What startled me was Presley’s profound sense of humor, particularly about himself. Onstage, Presley ridiculed his curled-lip sneer. (“Hold it,” he said, cutting short the campily menacing “Trouble.” “I got my lip hung on the microphone.”) He sent up law-enforcement scrutiny of his fifties performances and gently mocked his Sun Records–era band. The special was intended as a Christmas show, but at its center were four concerts taped in front of a studio audience. And if the DVD format tends to treat everything as an event, the release of the ’68 Special truly is one: It’s a monumental three-disc collection complete with footage of the entire quartet of concerts, labeled, with hilarious literalism, the “Black Leather Sit-Down Shows” and the “Black Leather Stand-Up Shows”—performances that are intimate in a way that I don’t think any pop icon has ever approximated.
In the “Stand-Up Shows,” Presley prowls the tiny stage like a pugilist (the overhead shots of the stage reinforce the boxing-match feel). Yet he’s totally at ease, such a physically powerful performer that his body seems to ricochet across the frame; during “All Shook Up,” Presley swivels his hips with such intensity that he falls onto the floor, just inches from the face of a female fan, who throws her hands up and lets out a piercing scream. It should come off like a clichéd crowd reaction, but instead it’s a visceral display of his sexual power.
As astounding as the “Stand-Up Shows” are, the “Sit-Down Shows” with his bandmates are even more potent, if only because of the seemingly trivial fact that the singer is seated. Even a slight movement from Presley (shifting in his chair, adjusting his guitar strap) feels like a tectonic plate moving. By the end of the first show, Presley himself seems to come undone; during a ferocious rendition of “One Night,” he is so overcome that he actually rises from his chair. The audience screams—but it’s more out of a shock than appreciation.
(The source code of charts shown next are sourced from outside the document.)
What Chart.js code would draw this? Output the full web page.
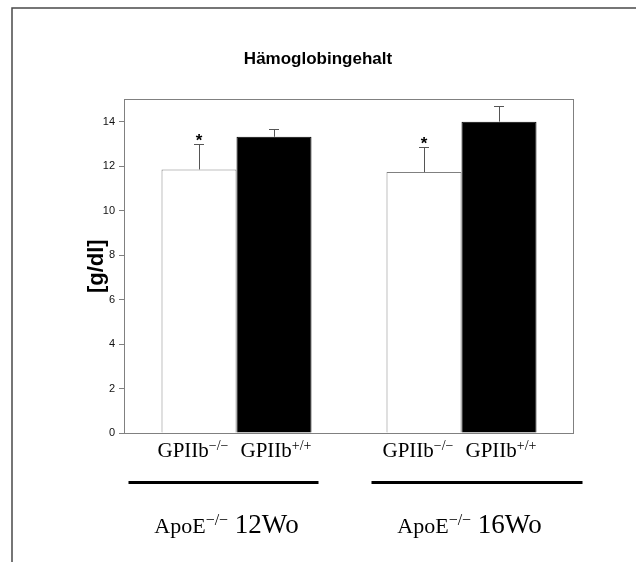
<!DOCTYPE html>
<html>
<head>
<meta charset="utf-8">
<script src="https://cdn.jsdelivr.net/npm/chart.js@4.4.1/dist/chart.umd.min.js"></script>
<style>
  body { margin: 0; background: #fff; }
  #wrap { width: 636px; height: 562px; position: relative; }
</style>
</head>
<body>
<div id="wrap"><canvas id="hbChart"></canvas></div>
<script>
// Hämoglobingehalt - ApoE-/- mice, 12 and 16 weeks
const categories = ['12Wo', '16Wo'];
const genotypes = ['\u2212/\u2212', '+/+'];
const knockout = [11.85, 11.73];      // GPIIb-/-
const knockoutErr = [1.14, 1.13];
const wildType = [13.32, 14.0];       // GPIIb+/+
const wildTypeErr = [0.37, 0.72];
const knockoutSig = ['*', '*'];
const wildTypeSig = ['', ''];
const yMax = 15;
const yStep = 2;

const errors = [knockoutErr, wildTypeErr];
const marks = [knockoutSig, wildTypeSig];

const serif = '"Liberation Serif", "Times New Roman", serif';
const sans = '"Liberation Sans", Arial, sans-serif';
const axisGray = '#808080';

// text with superscripts, parts = [text, size, rise]
function supText(ctx, parts, cx, baseline) {
  let total = 0;
  parts.forEach(p => { ctx.font = p[1] + 'px ' + serif; total += ctx.measureText(p[0]).width; });
  let x = cx - total / 2;
  parts.forEach(p => {
    ctx.font = p[1] + 'px ' + serif;
    ctx.fillText(p[0], x, baseline - p[2]);
    x += ctx.measureText(p[0]).width;
  });
}

const decor = {
  id: 'decor',
  beforeDraw(chart) {
    const ctx = chart.ctx;
    ctx.save();
    ctx.strokeStyle = '#4a4a4a';
    ctx.lineWidth = 1.5;
    ctx.beginPath();
    ctx.moveTo(12, chart.height);
    ctx.lineTo(12, 8);
    ctx.lineTo(chart.width, 8);
    ctx.stroke();
    ctx.restore();
  },
  afterDatasetsDraw(chart) {
    const ctx = chart.ctx;
    const y = chart.scales.y;
    const a = chart.chartArea;
    ctx.save();
    // error bars (upper only) and significance marks
    chart.data.datasets.forEach((ds, d) => {
      chart.getDatasetMeta(d).data.forEach((bar, i) => {
        const top = y.getPixelForValue(ds.data[i] + errors[d][i]);
        ctx.strokeStyle = '#555';
        ctx.lineWidth = 1;
        ctx.beginPath();
        ctx.moveTo(Math.round(bar.x) + 0.5, bar.y);
        ctx.lineTo(Math.round(bar.x) + 0.5, Math.round(top) + 0.5);
        ctx.moveTo(bar.x - 5, Math.round(top) + 0.5);
        ctx.lineTo(bar.x + 5, Math.round(top) + 0.5);
        ctx.stroke();
        if (marks[d][i]) {
          ctx.fillStyle = '#000';
          ctx.font = 'bold 17px ' + sans;
          ctx.textAlign = 'center';
          ctx.textBaseline = 'alphabetic';
          ctx.fillText(marks[d][i], bar.x, top + 2);
        }
      });
    });
    // plot box
    ctx.strokeStyle = axisGray;
    ctx.lineWidth = 1;
    ctx.strokeRect(Math.round(a.left) + 0.5, Math.round(a.top) + 0.5,
                   Math.round(a.width) - 1, Math.round(a.height));
    ctx.restore();
  },
  afterDraw(chart) {
    const ctx = chart.ctx;
    const x = chart.scales.x;
    const lineSpan = [[-108, 82], [-90, 121]];
    const labelShift = [-10, 8];
    const subShift = [-6, 2];
    ctx.save();
    ctx.fillStyle = '#000';
    ctx.textAlign = 'left';
    ctx.textBaseline = 'alphabetic';
    chart.data.datasets.forEach((ds, d) => {
      chart.getDatasetMeta(d).data.forEach(bar => {
        supText(ctx, [['GPIIb', 21, 0], [genotypes[d], 14, 7]], bar.x + subShift[d], 457);
      });
    });
    categories.forEach((c, i) => {
      const cx = x.getPixelForValue(i);
      ctx.fillRect(cx + lineSpan[i][0], 481, lineSpan[i][1] - lineSpan[i][0], 3);
      supText(ctx, [['ApoE', 22, 0], ['\u2212/\u2212', 16, 8], [' ' + c, 27, 0]], cx + labelShift[i], 533);
    });
    ctx.restore();
  }
};

new Chart(document.getElementById('hbChart'), {
  type: 'bar',
  data: {
    labels: categories,
    datasets: [{
      label: 'GPIIb-/-',
      data: knockout,
      backgroundColor: '#fff',
      borderColor: axisGray,
      borderWidth: 1
    }, {
      label: 'GPIIb+/+',
      data: wildType,
      backgroundColor: '#000',
      borderColor: '#000',
      borderWidth: 1
    }]
  },
  options: {
    responsive: true,
    maintainAspectRatio: false,
    animation: false,
    datasets: { bar: { categoryPercentage: 2 / 3, barPercentage: 1 } },
    plugins: {
      legend: { display: false },
      tooltip: { enabled: false },
      title: {
        display: true,
        text: 'Hämoglobingehalt',
        color: '#000',
        font: { family: sans, size: 17, weight: 'bold' },
        padding: { top: 49, bottom: 30 }
      }
    },
    scales: {
      x: {
        grid: { display: false },
        border: { display: false },
        ticks: { display: false },
        afterFit(scale) { scale.height = 129; }
      },
      y: {
        min: 0,
        max: yMax,
        grid: { drawOnChartArea: false, color: axisGray, tickLength: 5 },
        border: { color: axisGray },
        ticks: {
          stepSize: yStep,
          includeBounds: false,
          padding: 4,
          color: '#111',
          font: { family: sans, size: 11 }
        },
        title: {
          display: true,
          text: '[g/dl]',
          color: '#000',
          font: { family: sans, size: 22, weight: 'bold' },
          padding: { top: 84, bottom: 0 }
        },
        afterFit(scale) { scale.width = 124; }
      },
      // empty right-hand gutter so the title stays centred on the whole figure
      gutter: {
        position: 'right',
        grid: { display: false },
        border: { display: false },
        ticks: { display: false },
        afterFit(scale) { scale.width = 62; }
      }
    }
  },
  plugins: [decor]
});
</script>
</body>
</html>
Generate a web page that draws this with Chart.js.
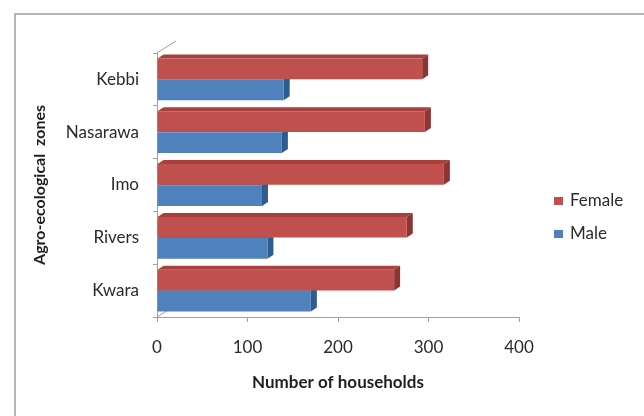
<!DOCTYPE html>
<html>
<head>
<meta charset="utf-8">
<script src="https://cdn.jsdelivr.net/npm/chart.js@4.4.0/dist/chart.umd.min.js"></script>
<style>
    body { margin: 0; background: #fff; }
    #wrap { position: relative; width: 644px; height: 416px; overflow: hidden; }
    #frame { position: absolute; left: 14px; top: 13px; width: 700px; height: 500px; border: 2px solid #b4b4b4; }
    #myChart { position: absolute; left: 0; top: 0; }
</style>
</head>
<body>
<div id="wrap">
    <div id="frame"></div>
    <canvas id="myChart" width="644" height="416"></canvas>
</div>
<script>
const ctx = document.getElementById("myChart");

let zones = ["Kebbi", "Nasarawa", "Imo", "Rivers", "Kwara"];
let female = [293, 296, 317, 276, 262];
let male = [140, 138, 116, 122, 170];
let xTicks = [0, 100, 200, 300, 400];

let sideColors = ["#8e3533", "#2e5c91"];
let topColors = ["#a8413e", "#3d6ea8"];

// draws the darker side and top faces behind each bar, plus the wall edges
let depthPlugin = {
    id: "depth",
    beforeDatasetsDraw(chart) {
        let c = chart.ctx;
        let area = chart.chartArea;
        c.save();
        c.strokeStyle = "#a0a0a0";
        c.lineWidth = 1;
        c.beginPath();
        c.moveTo(area.left, area.top);
        c.lineTo(area.left + 19, area.top - 12);
        c.moveTo(area.left, area.bottom);
        c.lineTo(area.left + 19, area.bottom - 12);
        c.stroke();
        let dx = 6, dy = 4;
        chart.data.datasets.forEach((ds, i) => {
            chart.getDatasetMeta(i).data.forEach(bar => {
                let top = bar.y - bar.height / 2;
                let bottom = bar.y + bar.height / 2;
                c.fillStyle = topColors[i];
                c.beginPath();
                c.moveTo(bar.base, top);
                c.lineTo(bar.base + dx, top - dy);
                c.lineTo(bar.x + dx, top - dy);
                c.lineTo(bar.x, top);
                c.closePath();
                c.fill();
                c.fillStyle = sideColors[i];
                c.beginPath();
                c.moveTo(bar.x, top);
                c.lineTo(bar.x + dx, top - dy);
                c.lineTo(bar.x + dx, bottom - dy);
                c.lineTo(bar.x, bottom);
                c.closePath();
                c.fill();
            });
        });
        c.restore();
    },
    afterDraw(chart) {
        let c = chart.ctx;
        c.save();
        c.font = "17px Lato";
        c.textBaseline = "middle";
        chart.data.datasets.forEach((ds, i) => {
            let y = 201 + i * 33;
            c.fillStyle = ds.backgroundColor;
            c.fillRect(554, y - 4, 9, 8);
            c.fillStyle = "#2a2a2a";
            c.fillText(ds.label, 570, y);
        });
        c.restore();
    }
};

let chart = new Chart(ctx, {
    type: "bar",
    data: {
        labels: zones,
        datasets: [
            {
                label: "Female",
                data: female,
                backgroundColor: "#c0504d"
            },
            {
                label: "Male",
                data: male,
                backgroundColor: "#4f81bd"
            }
        ]
    },
    options: {
        indexAxis: "y",
        responsive: false,
        animation: false,
        categoryPercentage: 0.8,
        barPercentage: 0.98,
        layout: {
            padding: { left: 0, top: 53, right: 125, bottom: 0 }
        },
        scales: {
            x: {
                min: 0,
                max: 400,
                afterBuildTicks: (scale) => {
                    scale.ticks = xTicks.map(v => ({ value: v }));
                },
                afterFit: (scale) => { scale.height = 99; },
                border: { color: "#a0a0a0" },
                grid: { drawOnChartArea: false, tickLength: 5, color: "#a0a0a0" },
                ticks: {
                    padding: 15,
                    color: "#2a2a2a",
                    font: { family: "Lato", size: 17 }
                },
                title: {
                    display: true,
                    text: "Number of households",
                    color: "#1e1e1e",
                    padding: { top: 0, bottom: 23 },
                    font: { family: "Lato", size: 17, weight: "bold" }
                }
            },
            y: {
                afterFit: (scale) => { scale.width = 157; },
                border: { color: "#a0a0a0" },
                grid: { drawOnChartArea: false, tickLength: 4, color: "#a0a0a0" },
                ticks: {
                    padding: 14,
                    color: "#2a2a2a",
                    font: { family: "Lato", size: 17 }
                },
                title: {
                    display: true,
                    text: "Agro-ecological  zones",
                    color: "#1e1e1e",
                    padding: { top: 30, bottom: 0 },
                    font: { family: "Lato", size: 16, weight: "bold" }
                }
            }
        },
        plugins: {
            legend: { display: false },
            tooltip: { enabled: false }
        }
    },
    plugins: [depthPlugin]
});
</script>
</body>
</html>
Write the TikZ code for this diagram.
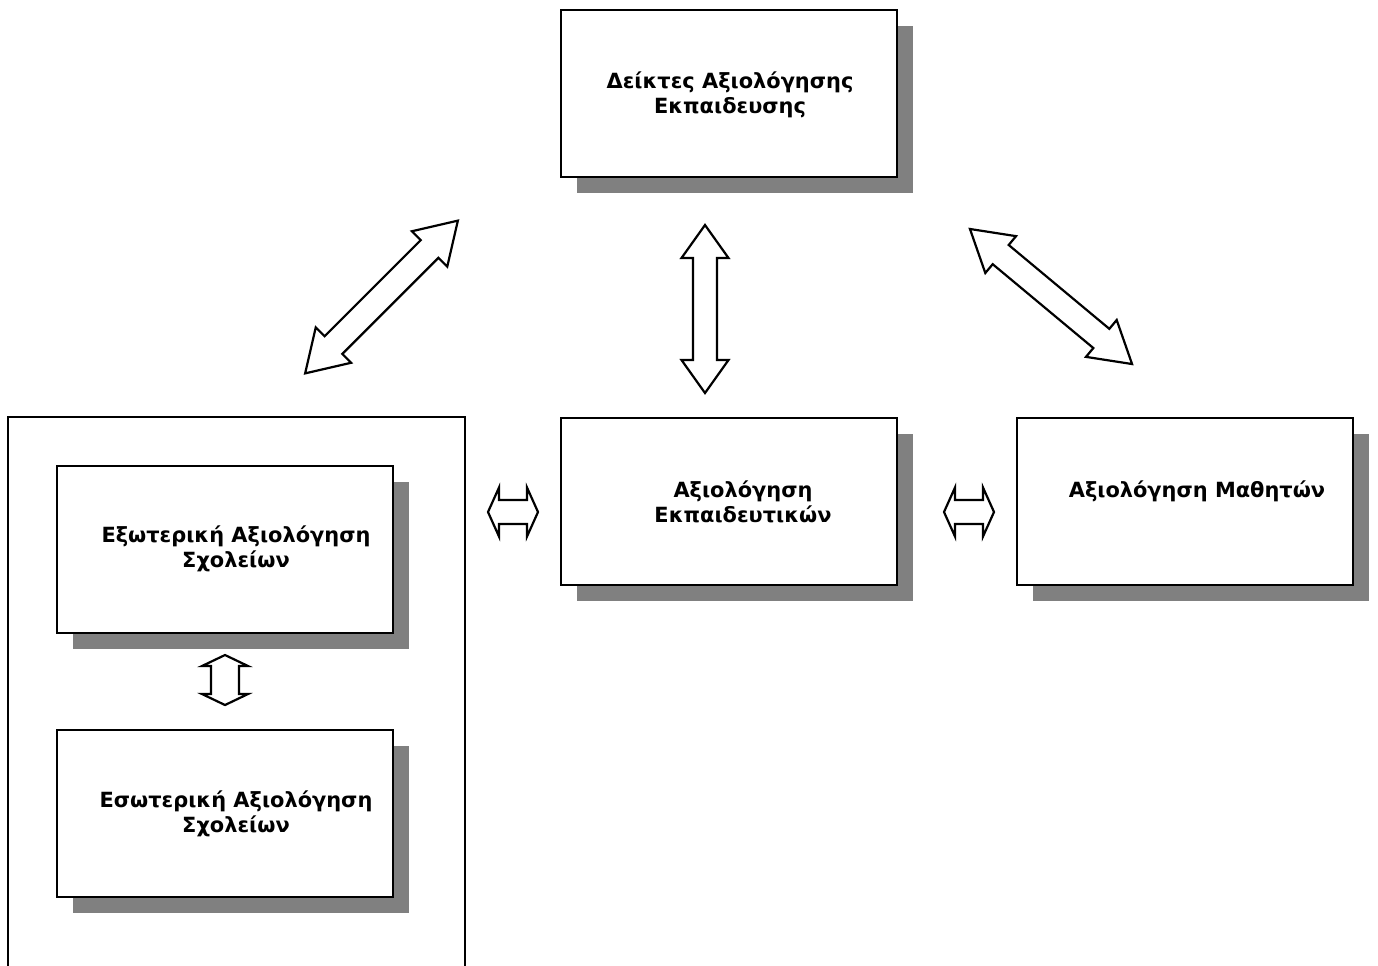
\documentclass[tikz,border=0pt]{standalone}
\usepackage{fontspec}
\setmainfont{DejaVu Sans}
\usetikzlibrary{shadows}
\tikzset{
evalbox/.style={draw, line width=1.1pt, fill=white, minimum width=6.72cm, minimum height=3.34cm,
drop shadow={shadow xshift=0.32cm, shadow yshift=-0.32cm, fill=black!50, opacity=1}},
evaltext/.style={align=center, inner sep=0pt, font=\fontsize{11.9}{14.2}\selectfont\bfseries},
frame/.style={draw, line width=1.1pt, minimum width=9.14cm, minimum height=12cm},
blockarrow/.style={draw, line width=1.25pt, fill=white, line join=miter},
}
% centre, angle, half length, half shaft, half head, head length
\newcommand{\dblarrow}[6]{%
\draw[blockarrow, shift={#1}, rotate=#2] (-#3,0) -- (-#3+#6,#5) -- (-#3+#6,#4) -- (#3-#6,#4) -- (#3-#6,#5) -- (#3,0) -- (#3-#6,-#5) -- (#3-#6,-#4) -- (-#3+#6,-#4) -- (-#3+#6,-#5) -- cycle;}

\begin{document}
\begin{tikzpicture}[x=0.02cm, y=-0.02cm]
\useasboundingbox (0,0) rectangle (1378,965);

\node[frame] (schools) at (236.5,717) {};

\node[evalbox] (ind) at (729,93.5) {};
\node[evalbox] (teach) at (729,501.5) {};
\node[evalbox] (pupil) at (1185,501.5) {};
\node[evalbox] (ext) at (225,549.5) {};
\node[evalbox] (int) at (225,813.5) {};

\node[evaltext] (indT) at (730,95) {Δείκτες Αξιολόγησης\\Εκπαιδευσης};
\node[evaltext] (teachT) at (743,502) {Αξιολόγηση\\Εκπαιδευτικών};
\node[evaltext] (pupilT) at (1197,491) {Αξιολόγηση Μαθητών};
\node[evaltext] (extT) at (236,549) {Εξωτερική Αξιολόγηση\\Σχολείων};
\node[evaltext] (intT) at (236,814) {Εσωτερική Αξιολόγηση\\Σχολείων};

% block arrows
\dblarrow{(381.5,297)}{45}{108}{12.5}{25}{40}
\dblarrow{(705,309)}{90}{84}{12}{23.5}{33}
\dblarrow{(1051,296.5)}{-39.8}{105.5}{12.5}{24}{40}
\dblarrow{(513,512)}{0}{25}{12}{24.5}{11}
\dblarrow{(969,512)}{0}{25}{12}{24.5}{11}
\dblarrow{(225,680)}{90}{25}{14}{23}{11}
\end{tikzpicture}
\end{document}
Presley quickly sits down again; he seems to realize that this level of intensity can’t be borne by him—or us.
The ’68 Comeback Special would be one of the greatest performances in pop history, but in the context of Elvis’s career, it is something even bigger, a cultural signpost along the lines of Dylan at Newport or the Band’s “Last Waltz.” Just when Elvis seemed to have been relegated to the dustbin of history, he created this portrait of an artist seeking relevance and finding it—capable of mocking his own legacy, all the while reclaiming his role as the creator of an entirely new cultural language.